PIP stands for ‘Point in Percentage’. The Spread is also quoted in Pips. Spread is the difference in Pips between the ASK price and the BID price. This is why the ASK price is slightly higher than the BID.

Bid/Ask Spread: 

As seen in the Bid/Ask Price on a Symbol, there is a specific distance between both prices. This is the so-called "Spread“. Traders enter the positions always worse than the current price is, this difference is the "commission" you pay to your broker to open a position, the traders need to wait until the market moves in their direction. 


due to minor price movements, it is important to move larger volumes. In order to allow this, brokers offer specific leverage ratios which decrease the required capital injection to execute a trade. 

Mostly it is between 1:50 to 1:200. This means that a Trader only needs a 1/50th or 1/200th of money in the account to move a volume. f you choose a lot of 1.0 ($100,000) and you have a leverage ratio of 1:200 set, then you only need $100,000/200 = $500. This amount is called "Margin“ to move this large position. With an input of $500 you can make $10 per pip movement. But! You can as well loose $10 per pip movement. 


a lot is the volume you buy a symbol with. In Forex a Standard Lot is 1.0 which yields 100,000. A Mini-Lot is 0.1 which yields 10,000 and a micro lot is 0.01 which yields 1,000. Most traders trade a range between 0.5-2.5 (50,000-250,000) Lots. 


The Margin is a security deposit. If you open a 1.0 Lot position you need to have at least the un-leveraged amount in your cash account. With a 1:200 Leverage you need to have $500 in your account to secure the $100,000 position.

Once you close the position the margin will be returned back to your balance.

Margin Call & Stop Out: 

A margin call is generated when the equity balance in an account drops below the margin requirement for the account. If the maximum allowable leverage has been exceeded, any open positions are immediately liquidated (Stop Out), regardless of the nature or the size of the positions. Usually the biggest position is liquidated first. 

Margin calls occur most frequently from excessive leverage on an account.
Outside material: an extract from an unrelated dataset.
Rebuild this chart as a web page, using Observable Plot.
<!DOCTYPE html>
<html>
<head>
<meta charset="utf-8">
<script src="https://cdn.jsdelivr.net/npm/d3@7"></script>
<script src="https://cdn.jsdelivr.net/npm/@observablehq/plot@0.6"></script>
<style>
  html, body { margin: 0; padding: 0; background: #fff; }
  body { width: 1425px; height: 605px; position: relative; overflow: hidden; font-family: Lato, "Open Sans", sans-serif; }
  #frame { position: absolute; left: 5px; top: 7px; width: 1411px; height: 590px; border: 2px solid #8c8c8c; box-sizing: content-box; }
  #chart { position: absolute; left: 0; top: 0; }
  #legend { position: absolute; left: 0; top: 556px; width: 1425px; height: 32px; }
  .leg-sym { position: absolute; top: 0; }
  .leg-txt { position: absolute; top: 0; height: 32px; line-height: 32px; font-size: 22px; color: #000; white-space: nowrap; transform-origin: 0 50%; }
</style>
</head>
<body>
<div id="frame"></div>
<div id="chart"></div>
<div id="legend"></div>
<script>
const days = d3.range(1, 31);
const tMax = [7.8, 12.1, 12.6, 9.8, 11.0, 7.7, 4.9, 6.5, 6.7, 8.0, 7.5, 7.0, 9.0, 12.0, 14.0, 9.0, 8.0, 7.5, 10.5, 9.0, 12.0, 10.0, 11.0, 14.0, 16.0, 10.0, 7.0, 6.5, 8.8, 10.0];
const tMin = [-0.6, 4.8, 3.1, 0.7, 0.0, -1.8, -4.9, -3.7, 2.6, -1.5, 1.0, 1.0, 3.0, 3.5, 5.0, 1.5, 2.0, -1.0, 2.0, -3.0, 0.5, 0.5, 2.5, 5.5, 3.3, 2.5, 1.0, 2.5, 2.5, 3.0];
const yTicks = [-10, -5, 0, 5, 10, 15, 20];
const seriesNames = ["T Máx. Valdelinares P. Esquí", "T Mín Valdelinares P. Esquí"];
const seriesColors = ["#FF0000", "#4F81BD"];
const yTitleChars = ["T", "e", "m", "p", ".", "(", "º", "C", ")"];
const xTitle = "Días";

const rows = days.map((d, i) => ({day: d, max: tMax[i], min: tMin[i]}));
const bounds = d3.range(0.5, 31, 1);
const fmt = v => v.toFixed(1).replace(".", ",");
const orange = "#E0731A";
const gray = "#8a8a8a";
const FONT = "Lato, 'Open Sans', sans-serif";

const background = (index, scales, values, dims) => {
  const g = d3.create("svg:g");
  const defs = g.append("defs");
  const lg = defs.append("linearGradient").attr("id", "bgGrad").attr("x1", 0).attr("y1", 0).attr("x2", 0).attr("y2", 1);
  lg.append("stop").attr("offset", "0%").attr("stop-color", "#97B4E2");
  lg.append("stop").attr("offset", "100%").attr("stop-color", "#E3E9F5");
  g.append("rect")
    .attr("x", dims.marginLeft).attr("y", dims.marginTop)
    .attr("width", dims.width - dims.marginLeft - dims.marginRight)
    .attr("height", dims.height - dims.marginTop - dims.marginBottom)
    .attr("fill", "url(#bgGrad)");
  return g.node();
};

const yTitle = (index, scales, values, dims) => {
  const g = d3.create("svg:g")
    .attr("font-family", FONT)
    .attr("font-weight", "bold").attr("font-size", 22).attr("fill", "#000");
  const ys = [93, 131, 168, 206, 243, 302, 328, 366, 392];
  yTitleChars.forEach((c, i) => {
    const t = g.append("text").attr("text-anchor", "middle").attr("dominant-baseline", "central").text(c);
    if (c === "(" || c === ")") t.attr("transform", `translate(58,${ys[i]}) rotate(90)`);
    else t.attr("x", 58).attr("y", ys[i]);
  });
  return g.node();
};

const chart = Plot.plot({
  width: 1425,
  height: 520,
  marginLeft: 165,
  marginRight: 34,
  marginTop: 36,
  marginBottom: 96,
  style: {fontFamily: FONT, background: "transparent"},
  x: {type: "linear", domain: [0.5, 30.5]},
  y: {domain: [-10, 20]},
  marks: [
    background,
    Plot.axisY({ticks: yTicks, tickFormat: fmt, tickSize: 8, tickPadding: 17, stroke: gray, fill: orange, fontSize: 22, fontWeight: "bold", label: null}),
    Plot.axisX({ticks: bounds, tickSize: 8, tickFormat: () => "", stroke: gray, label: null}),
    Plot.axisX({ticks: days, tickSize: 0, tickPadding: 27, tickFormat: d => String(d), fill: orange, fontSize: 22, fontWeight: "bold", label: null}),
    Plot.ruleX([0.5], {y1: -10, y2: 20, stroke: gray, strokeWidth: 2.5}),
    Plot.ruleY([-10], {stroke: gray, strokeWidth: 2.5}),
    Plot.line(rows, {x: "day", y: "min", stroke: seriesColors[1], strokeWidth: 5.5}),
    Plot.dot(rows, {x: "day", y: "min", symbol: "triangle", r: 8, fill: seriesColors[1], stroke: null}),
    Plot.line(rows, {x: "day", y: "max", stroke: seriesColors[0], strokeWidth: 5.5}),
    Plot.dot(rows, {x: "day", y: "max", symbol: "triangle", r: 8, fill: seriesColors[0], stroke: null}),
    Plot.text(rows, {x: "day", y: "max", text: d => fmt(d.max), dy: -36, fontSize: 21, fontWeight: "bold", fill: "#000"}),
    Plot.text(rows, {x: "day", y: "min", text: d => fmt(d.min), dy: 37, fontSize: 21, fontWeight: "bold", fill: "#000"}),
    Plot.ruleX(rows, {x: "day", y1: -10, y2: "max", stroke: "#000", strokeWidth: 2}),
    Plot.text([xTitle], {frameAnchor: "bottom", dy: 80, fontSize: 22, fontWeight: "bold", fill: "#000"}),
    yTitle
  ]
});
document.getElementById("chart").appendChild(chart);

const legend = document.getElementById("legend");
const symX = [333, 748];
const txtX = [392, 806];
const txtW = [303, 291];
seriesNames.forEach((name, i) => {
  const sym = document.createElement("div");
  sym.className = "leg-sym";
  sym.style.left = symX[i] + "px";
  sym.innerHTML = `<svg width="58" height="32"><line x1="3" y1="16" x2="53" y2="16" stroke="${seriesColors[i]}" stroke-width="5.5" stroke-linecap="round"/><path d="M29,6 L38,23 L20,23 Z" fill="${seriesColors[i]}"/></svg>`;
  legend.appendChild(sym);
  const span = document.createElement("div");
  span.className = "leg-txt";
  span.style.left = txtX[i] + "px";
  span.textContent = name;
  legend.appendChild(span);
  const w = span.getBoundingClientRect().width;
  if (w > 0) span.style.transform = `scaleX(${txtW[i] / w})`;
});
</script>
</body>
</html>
You want to manage your leverage carefully so that your positions can handle fluctuating market moves. The more leverage you use (too many trades open at a time or trades too large) the faster your losses can accumulate.
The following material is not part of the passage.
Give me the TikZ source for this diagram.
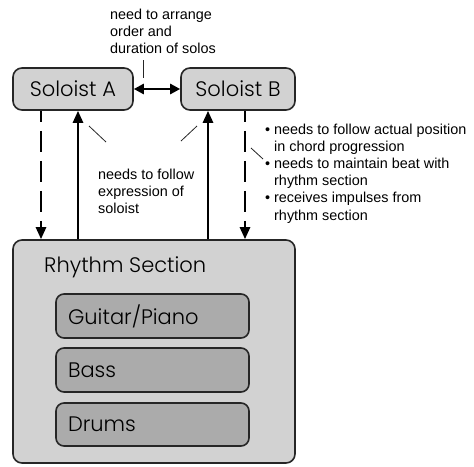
\documentclass[tikz,border=0pt]{standalone}
\usepackage{fontspec}
\setmainfont{Liberation Sans}
\newfontfamily\boxfont{Poppins Light}
\usetikzlibrary{arrows.meta}
\definecolor{lightfill}{HTML}{D2D2D2}
\definecolor{darkfill}{HTML}{ABABAB}
\definecolor{edgecol}{HTML}{262626}
\begin{document}
\begin{tikzpicture}[x=1pt,y=-1pt,
  box/.style={draw=edgecol, line width=1.6pt, rounded corners=9pt, fill=lightfill, inner sep=0pt, font=\boxfont\fontsize{21}{25}\selectfont},
  innerbox/.style={box, fill=darkfill, rounded corners=8pt, minimum width=193pt, text width=169pt, align=left, inner xsep=12pt},
  note/.style={font=\fontsize{14.4}{17.2}\selectfont, align=left, anchor=north west, inner sep=0pt},
  flow/.style={line width=2.6pt, -{Triangle[length=12pt,width=10pt]}},
  dflow/.style={flow, dash pattern=on 21pt off 9pt, dash phase=10pt},
  leader/.style={line width=0.8pt, draw=edgecol}]
\useasboundingbox (0,0) rectangle (474,466);
% boxes
\node[box, minimum width=120pt, minimum height=42pt] (A) at (73,89) {Soloist A};
\node[box, minimum width=114pt, minimum height=42pt] (B) at (238,89) {Soloist B};
\node[box, minimum width=282pt, minimum height=223pt] (R) at (154,351.5) {};
\node[anchor=west, inner sep=0pt, font=\boxfont\fontsize{21}{25}\selectfont] (RT) at (44,267) {Rhythm Section};
\node[innerbox, minimum height=44pt] (G) at (152.5,316) {Guitar/Piano};
\node[innerbox, minimum height=44pt] (Ba) at (152.5,370) {Bass};
\node[innerbox, minimum height=43pt] (D) at (152.5,424.5) {Drums};
% arrow columns
\coordinate (c1) at (41,0);
\coordinate (c2) at (78,0);
\coordinate (c3) at (208,0);
\coordinate (c4) at (245,0);
\draw[dflow] (A.south -| c1) -- (R.north -| c1);
\draw[flow] (R.north -| c2) -- (A.south -| c2);
\draw[flow] (R.north -| c3) -- (B.south -| c3);
\draw[dflow] (B.south -| c4) -- (R.north -| c4);
\draw[line width=2.6pt, {Triangle[length=10pt,width=10pt]}-{Triangle[length=10pt,width=10pt]}] (A.east) -- (B.west);
% notes
\node[note] (topnote) at (110,8.5) {need to arrange\\order and\\duration of solos};
\node[note] (midnote) at (98,168.5) {needs to follow\\expression of\\soloist};
\node[note] (rightnote) at (274,123.5) {\llap{\textbullet\ }needs to follow actual position\\in chord progression\\\llap{\textbullet\ }needs to maintain beat with\\rhythm section\\\llap{\textbullet\ }receives impulses from\\rhythm section};
% leaders
\coordinate (l1a) at (143,60); \coordinate (l1b) at (143,78);
\coordinate (l2a) at (89,126); \coordinate (l2b) at (106,142);
\coordinate (l3a) at (197,126); \coordinate (l3b) at (181,141);
\coordinate (l4a) at (251,148); \coordinate (l4b) at (263,159);
\draw[leader] (l1a) -- (l1b);
\draw[leader] (l2a) -- (l2b);
\draw[leader] (l3a) -- (l3b);
\draw[leader] (l4a) -- (l4b);
\end{tikzpicture}
\end{document}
You can read more about Margin Call and Stop Out here

Stop Loss (SL): 

due to the leverage and high fluctuations, traders can loose and win very quick. Basically you need to watch the market every millisecond, but there are also limits. If you set Stop-Loss Limits you basically work with a safety-net and limit your potential losses. 
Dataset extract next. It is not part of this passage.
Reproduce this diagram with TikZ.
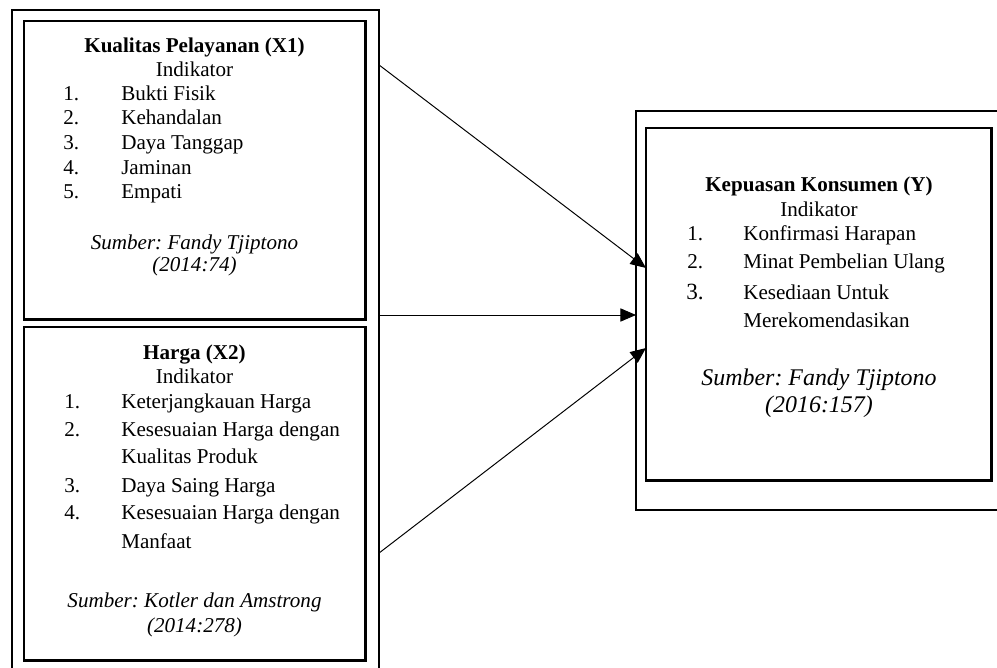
\documentclass[tikz,border=0pt]{standalone}
\usepackage{fontspec}
\setmainfont{Liberation Serif}
\usepackage{tikz}
\usetikzlibrary{arrows.meta, positioning, calc}
\frenchspacing
\tikzset{
  luar/.style={rectangle, draw=black, line width=1.5pt, anchor=north west,
    inner sep=0pt, outer sep=0pt},
  dalam/.style={rectangle, draw=black, line width=2.1pt, anchor=north west,
    inner sep=0pt, outer sep=0pt},
  teks/.style={font=\fontsize{15}{18}\selectfont, anchor=base, inner sep=0pt},
  judul/.style={teks, font=\fontsize{15}{18}\selectfont\bfseries},
  butir/.style={teks, anchor=base west},
  sumber/.style={teks, font=\fontsize{15}{18}\selectfont\itshape},
  panah/.style={-{Triangle[length=3.9mm, width=3.3mm]}, line width=0.7pt}
}

\begin{document}
\begin{tikzpicture}[x=0.025cm, y=-0.025cm]
  \useasboundingbox (0,0) rectangle (997,668);
  \clip (0,0) rectangle (997,668);

  % kotak-kotak
  \node[luar, minimum width=9.175cm, minimum height=17.25cm] (luarX) at (12,10) {};
  \node[dalam, minimum width=8.525cm, minimum height=7.45cm] (dalamX1) at (24,21) {};
  \node[dalam, minimum width=8.525cm, minimum height=8.325cm] (dalamX2) at (24,327) {};
  \node[luar, minimum width=9.35cm, minimum height=9.975cm] (luarY) at (636,111) {};
  \node[dalam, minimum width=8.625cm, minimum height=8.8cm] (dalamY) at (646,128) {};

  % Kualitas Pelayanan (X1)
  \node[judul] (judulX1) at (194.5,53) {Kualitas Pelayanan (X1)};
  \node[teks] (indX1) at (194.5,77) {Indikator};
  \foreach \y/\no/\isi [count=\i] in {101/1./Bukti Fisik, 125/2./Kehandalan,
      150/3./Daya Tanggap, 175/4./Jaminan, 199/5./Empati} {
    \node[butir] (noX1\i) at (63,\y) {\no};
    \node[butir] (isiX1\i) at (121,\y) {\isi};
  }
  \node[sumber] (sbX1a) at (194.5,250) {Sumber: Fandy Tjiptono};
  \node[sumber] (sbX1b) at (194.5,272) {(2014:74)};

  % Harga (X2)
  \node[judul] (judulX2) at (194.5,359) {Harga (X2)};
  \node[teks] (indX2) at (194.5,383) {Indikator};
  \foreach \y/\no/\isi [count=\i] in {408/1./Keterjangkauan Harga,
      436/2./Kesesuaian Harga dengan, 463//Kualitas Produk,
      492/3./Daya Saing Harga, 519/4./Kesesuaian Harga dengan, 548//Manfaat} {
    \node[butir] (noX2\i) at (64,\y) {\no};
    \node[butir] (isiX2\i) at (121,\y) {\isi};
  }
  \node[sumber] (sbX2a) at (194.5,607) {Sumber: Kotler dan Amstrong};
  \node[sumber] (sbX2b) at (194.5,632) {(2014:278)};

  % Kepuasan Konsumen (Y)
  \node[judul] (judulY) at (819,192) {Kepuasan Konsumen (Y)};
  \node[teks] (indY) at (819,217) {Indikator};
  \foreach \y/\no/\isi [count=\i] in {241/1./Konfirmasi Harapan,
      269/2./Minat Pembelian Ulang, 300//Kesediaan Untuk, 327//Merekomendasikan} {
    \node[butir] (noY\i) at (687,\y) {\no};
    \node[butir] (isiY\i) at (743,\y) {\isi};
  }
  \node[butir, font=\fontsize{16.5}{18}\selectfont] (noY3b) at (686,300) {3.};
  \node[sumber, font=\fontsize{17}{20}\selectfont\itshape] (sbYa) at (819,385) {Sumber: Fandy Tjiptono};
  \node[sumber, font=\fontsize{17}{20}\selectfont\itshape] (sbYb) at (819,412) {(2016:157)};

  % panah
  \draw[panah] ($(luarX.north east)+(0,55)$) -- ($(dalamY.north west)+(0,140)$);
  \draw[panah] ($(luarX.north east)+(0,305)$) -- ($(luarY.north west)+(0,204)$);
  \draw[panah] ($(luarX.north east)+(0,543)$) -- ($(dalamY.north west)+(0,220)$);
\end{tikzpicture}
\end{document}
  • Example: You went long (bought) and entered a ask price of 1.2000 with a 1.0 LOT (100,000). Now the market moved against you and the bid price decreased to 1.1940. This means basically you lost: 1.2000 –1.1940 = 0.0060. 60 Pips * $10 per pip = $600 is your current loss. Some traders set a STOP LOSS before they open a position. Such that you can limit and say: If EUR/USD is going lower then 1.1980 – please directly close the position. Such in that case if you would have set a SL of 1.980 – you would have lost less and you do not need to close the position manually. It closes automatically by the system.


Take Profit (TP): 

As describe above, the Take Profit allows you to set limit when you want to realize profits. When you go short for example on EUR/USD and you bet on falling prices then you set a limit where you directly want to buy back the option and realize a profit automatically.

Trading example with SL & TP:


BUY EUR/USD at 1.2050 offer, Lot=1.0, Stop Loss: 1.2000, Take Profit: 1.2120, Leverage 1:200


Every pip = $10, you need to have $500 Margin, your max loss is -50 pips (1.2050 –1.2000 = -0.0050) if you hit SL (50*10$ = $500) and you max Profit is +70 pips (1.2120–1.2050 = + 0.0070) if you hit TP (70*$10 = $700) Result

You need to deposit $500, can’t lose more than $500 and you have a chance to make $700.